LeoGive me one more of her open questions, because it's the kind of thing only someone who's actually built these would ask.

MayaThis one's my favorite. She asks: if your sensors *never fire* — if the lights stay green for a month — is that a sign of high quality, or a sign your detectors are broken?

Leo[chuckle] Oh, that's a genuinely nasty question.

MayaIt's nasty because both answers are plausible and you can't tell them apart from inside the green. It's the same reason serious teams use mutation testing — deliberately break the code to check the tests actually scream. She floats the same idea for harnesses: we need a way to measure harness coverage and quality the way code coverage and mutation testing measure tests. And right now — there isn't one. Nobody's built the gauge that checks your gauges.

LeoSo the field has a tooling-shaped hole right in the middle of it.

MayaA tooling-shaped hole, and she basically waves at it and says: someone go build this. Which is what the end of a real research agenda sounds like.
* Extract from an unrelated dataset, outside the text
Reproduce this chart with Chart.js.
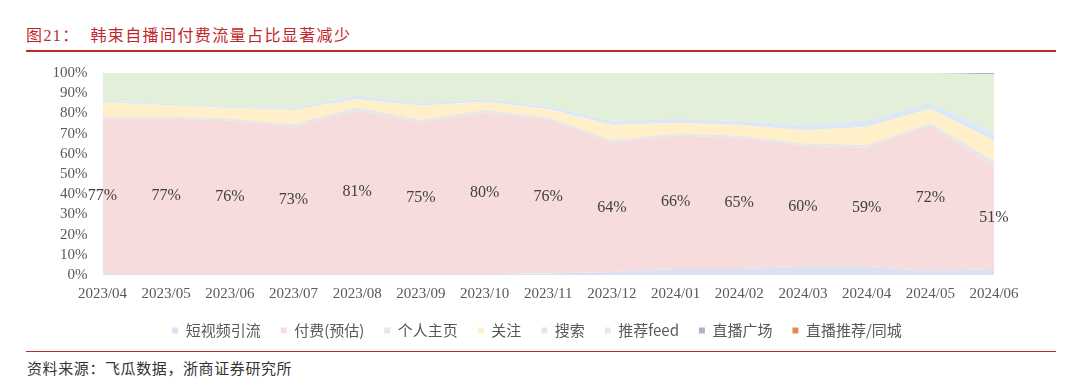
<!DOCTYPE html>
<html>
<head>
<meta charset="utf-8">
<script src="https://cdn.jsdelivr.net/npm/chart.js@4/dist/chart.umd.min.js"></script>
<style>
  body { margin:0; background:#fff; width:1080px; height:386px; overflow:hidden; position:relative; }
  #title { position:absolute; left:26px; top:22px; font:16px "Liberation Serif","Noto Sans CJK SC"; color:#c0272d; white-space:pre; letter-spacing:1.4px; }
  #topline { position:absolute; left:26px; width:1030px; top:50px; height:1.5px; background:#c0272d; }
  #botline { position:absolute; left:26px; width:1030px; top:351px; height:1px; background:#c0272d; }
  #source { position:absolute; left:27px; top:357px; font:15px "Liberation Serif","Noto Sans CJK SC"; color:#333; white-space:pre; letter-spacing:0.6px; }
  canvas { position:absolute; left:0; top:0; }
</style>
</head>
<body>
<div id="title">图21：  韩束自播间付费流量占比显著减少</div>
<div id="topline"></div>
<div id="botline"></div>
<div id="source">资料来源：飞瓜数据，浙商证券研究所</div>
<canvas id="chart" width="1080" height="386"></canvas>
<script>
const months = ["2023/04","2023/05","2023/06","2023/07","2023/08","2023/09","2023/10","2023/11",
                "2023/12","2024/01","2024/02","2024/03","2024/04","2024/05","2024/06"];

// 各渠道占比 (%)
const shortVideo = [0.5,0.5,0.5,0.5,0.5,0.5,0.5,0.8,1.5,3,3,4,4,2,3];
const paid       = [77,77,76,73,81,75,80,76,64,66,65,60,59,72,51];
const homepage   = [1,1,1,1.2,1.5,1.3,1.3,1.3,1.3,1,1,1.2,1.3,1.3,2.5];
const follow     = [7,5.5,5,7,4,7,4,4,7.5,5.3,5.2,6.5,9,7,10];
const search     = [1,0.8,0.8,1,2,1.5,1.5,1.3,2,2,2,2.5,3.3,3,4];
const feed       = [13.5,15.2,16.7,17.3,11,14.7,12.7,16.6,23.7,22.7,23.8,25.8,23.4,14.6,28.9];
const liveSquare = [0,0,0,0,0,0,0,0,0,0,0,0,0,0.1,0.6];
const liveRec    = [0,0,0,0,0,0,0,0,0,0,0,0,0,0,0];

const yTicks = [0,10,20,30,40,50,60,70,80,90,100];

const series = [
  {name:"短视频引流", data:shortVideo, color:"#d9e1f2"},
  {name:"付费(预估)", data:paid, color:"#f6dcdc"},
  {name:"个人主页", data:homepage, color:"#e7e7e7"},
  {name:"关注", data:follow, color:"#fff0c9"},
  {name:"搜索", data:search, color:"#dde8f5"},
  {name:"推荐feed", data:feed, color:"#e2efd9"},
  {name:"直播广场", data:liveSquare, color:"#aab6ca"},
  {name:"直播推荐/同城", data:liveRec, color:"#e58a4c"}
];

const serif = "'Liberation Serif','Noto Sans CJK SC'";

// 付费占比标签, 画在粉色区域中间
const paidLabels = {
  id: "paidLabels",
  afterDatasetsDraw(chart) {
    const ctx = chart.ctx;
    const meta = chart.getDatasetMeta(1);
    const y = chart.scales.y;
    ctx.save();
    ctx.font = "16px " + serif;
    ctx.fillStyle = "#404040";
    ctx.textAlign = "center";
    ctx.textBaseline = "middle";
    meta.data.forEach((pt, i) => {
      const mid = shortVideo[i] + paid[i] / 2;
      ctx.fillText(paid[i] + "%", pt.x, y.getPixelForValue(mid));
    });
    ctx.restore();
  }
};

// 图例整体右移一点, 跟原图居中位置对齐
const legendShift = {
  id: "legendShift",
  afterLayout(chart) {
    chart.legend.left += 30;
  }
};

new Chart(document.getElementById("chart"), {
  type: "line",
  data: {
    labels: months,
    datasets: series.map((s, i) => ({
      label: s.name,
      data: s.data,
      backgroundColor: s.color,
      borderColor: s.color,
      borderWidth: 0,
      pointRadius: 0,
      tension: 0,
      fill: i === 0 ? "origin" : "-1"
    }))
  },
  options: {
    responsive: false,
    animation: false,
    layout: { padding: { left: 50, right: 86, top: 73, bottom: 38 } },
    plugins: {
      tooltip: { enabled: false },
      legend: {
        position: "bottom",
        labels: {
          boxWidth: 6, boxHeight: 6, padding: 20,
          color: "#595959",
          font: { size: 15, family: "'Noto Sans CJK SC'" }
        }
      }
    },
    scales: {
      x: {
        grid: { display: false, drawTicks: false },
        border: { display: false },
        ticks: { color: "#595959", font: { size: 15, family: serif }, padding: 10, maxRotation: 0 },
        afterFit(scale) { scale.height = 28; scale.paddingLeft = 0; scale.paddingRight = 0; }
      },
      y: {
        stacked: true,
        min: 0, max: 100,
        grid: { display: false, drawTicks: false },
        border: { display: false },
        afterBuildTicks(scale) { scale.ticks = yTicks.map(v => ({ value: v })); },
        ticks: { color: "#595959", font: { size: 15, family: serif }, padding: 15, autoSkip: false,
                 callback: v => v + "%" },
        afterFit(scale) { scale.width = 52.5; }
      }
    }
  },
  plugins: [paidLabels, legendShift]
});
</script>
</body>
</html>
MayaSo let me bring it home and hand you the question. The whole topic, we kept finding capability hiding outside the model — in the context, the tools, the memory, the edit format. Today's frame is the one that ties it together: all of that is one system you can engineer on purpose, with guides that steer and sensors that catch and a loop that learns. The model is the driver. The harness is everything the org knows about how to build things, written down and made enforceable, because the driver showed up with no memory of your shop.
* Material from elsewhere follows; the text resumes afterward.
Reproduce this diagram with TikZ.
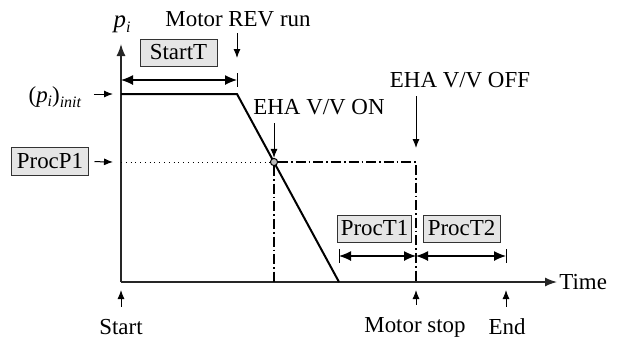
\documentclass[tikz,border=0pt]{standalone}
\usepackage{fontspec}
\setmainfont{Liberation Serif}
\usetikzlibrary{arrows.meta,positioning}
\newcommand{\psub}[1]{\textit{p}\raisebox{-0.45ex}{\footnotesize\textit{#1}}}
\tikzset{
  lbl/.style={font=\fontsize{11.5}{13}\selectfont, inner sep=1bp},
  box/.style={rectangle, draw=black!80, fill=gray!20, line width=0.5bp, inner sep=1.5bp, minimum height=13.5bp, font=\fontsize{11.5}{13}\selectfont},
  axis/.style={-{Latex[length=6bp,width=4.5bp]}, line width=0.7bp, draw=black!85},
  ptr/.style={-{Latex[length=4.5bp,width=3.5bp]}, line width=0.5bp},
  span/.style={{Latex[length=6bp,width=5bp]}-{Latex[length=6bp,width=5bp]}, line width=0.6bp},
  curve/.style={line width=1bp},
  switch/.style={line width=0.7bp, dash pattern=on 5bp off 1.5bp on 0.8bp off 1.5bp},
  tick/.style={line width=0.5bp}
}
\begin{document}
\begin{tikzpicture}[x=0.5bp, y=-0.5bp]
\useasboundingbox (0,0) rectangle (623,341);

% Axes
\coordinate (O) at (121,282);
\coordinate (ytop) at (121,44);
\coordinate (xend) at (557,282);
\draw[axis] (O) -- (ytop);
\draw[axis] (O) -- (xend);
\node[lbl, anchor=west] (time) at (xend) {Time};
\node[lbl, font=\fontsize{12.5}{14}\selectfont] (pi) at (122,24) {\psub{i}};

% Pressure profile
\coordinate (init) at (121,94);
\coordinate (knee) at (237,94);
\coordinate (foot) at (339,282);
\draw[curve] (init) -- (knee) -- (foot);

% ProcP1 level and valve timing
\coordinate (p1) at (121,162);
\coordinate (offtop) at (416,162);
\coordinate (offbase) at (416,282);
\coordinate (onbase) at (274,282);
\node[circle, draw, fill=gray!55, line width=0.5bp, inner sep=0pt, minimum size=3.6bp] (cross) at (274,162) {};
\draw[dotted, line width=0.4bp] (p1) -- (cross);
\draw[switch] (cross) -- (offtop) -- (offbase);
\draw[switch] (cross) -- (onbase);

% StartT span
\coordinate (st) at (121,80);
\coordinate (se) at (237,80);
\draw[span] (st) -- (se);
\draw[tick] ([yshift=3.5bp]se) -- ([yshift=-3.5bp]se);
\node[box, minimum width=38.5bp] (startt) at (178.5,52.5) {StartT};

% ProcT spans
\coordinate (t1) at (339,256);
\coordinate (tm) at (416,256);
\coordinate (t2) at (506,256);
\draw[span] (t1) -- (tm);
\draw[span] (tm) -- (t2);
\draw[tick] ([yshift=3.5bp]t1) -- ([yshift=-3.5bp]t1);
\draw[tick] ([yshift=3.5bp]t2) -- ([yshift=-3.5bp]t2);
\node[box, minimum width=35.5bp] (proct1) at (374.5,228.5) {ProcT1};
\node[box, minimum width=38.5bp] (proct2) at (461.5,228.5) {ProcT2};

% Left labels
\node[lbl] (pinit) at (55,97) {(\psub{i})\raisebox{-0.5ex}{\footnotesize\textit{init}}};
\draw[ptr, shorten <=5bp] (pinit.east |- init) -- ([xshift=-4bp]init);
\node[box, minimum width=38bp, minimum height=14bp] (procp) at (50,161.5) {ProcP1};
\draw[ptr, shorten <=3bp] (procp.east) -- ([xshift=-4bp]p1);

% Event labels
\node[lbl] (rev) at (238,19) {Motor REV run};
\draw[ptr, shorten <=2bp] (rev.south -| knee) -- ([yshift=18bp]knee);
\node[lbl] (von) at (319,107) {EHA V/V ON};
\draw[ptr, shorten <=3bp] (von.south -| cross) -- ([yshift=7bp]cross);
\node[lbl] (voff) at (460,80) {EHA V/V OFF};
\draw[ptr, shorten <=3bp] (voff.south -| offtop) -- ([yshift=7bp]offtop);

% Bottom labels
\node[lbl] (start) at (121,327) {Start};
\draw[ptr, shorten <=5bp] (start.north) -- ([yshift=-4bp]O);
\node[lbl] (mstop) at (415,327) {Motor stop};
\draw[ptr, shorten <=5bp] (mstop.north -| offbase) -- ([yshift=-4bp]offbase);
\coordinate (endmark) at (506,282);
\node[lbl] (endl) at (507,327) {End};
\draw[ptr, shorten <=5bp] (endl.north -| endmark) -- ([yshift=-4bp]endmark);

\end{tikzpicture}
\end{document}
LeoAnd the open edge is that the most important harness — the one that checks the thing actually *works* — is the one nobody's finished.

MayaRight. So here's what I want you sitting with.

LeoGo ahead.

MayaThink about your own codebase for a second — the real one, not the clean one in your head. If you had to make it *harnessable* — legible enough that an agent could be steered and checked without a human watching every line — what's the very first guide or sensor you'd build... and is that first thing telling you something you've been avoiding about the codebase itself?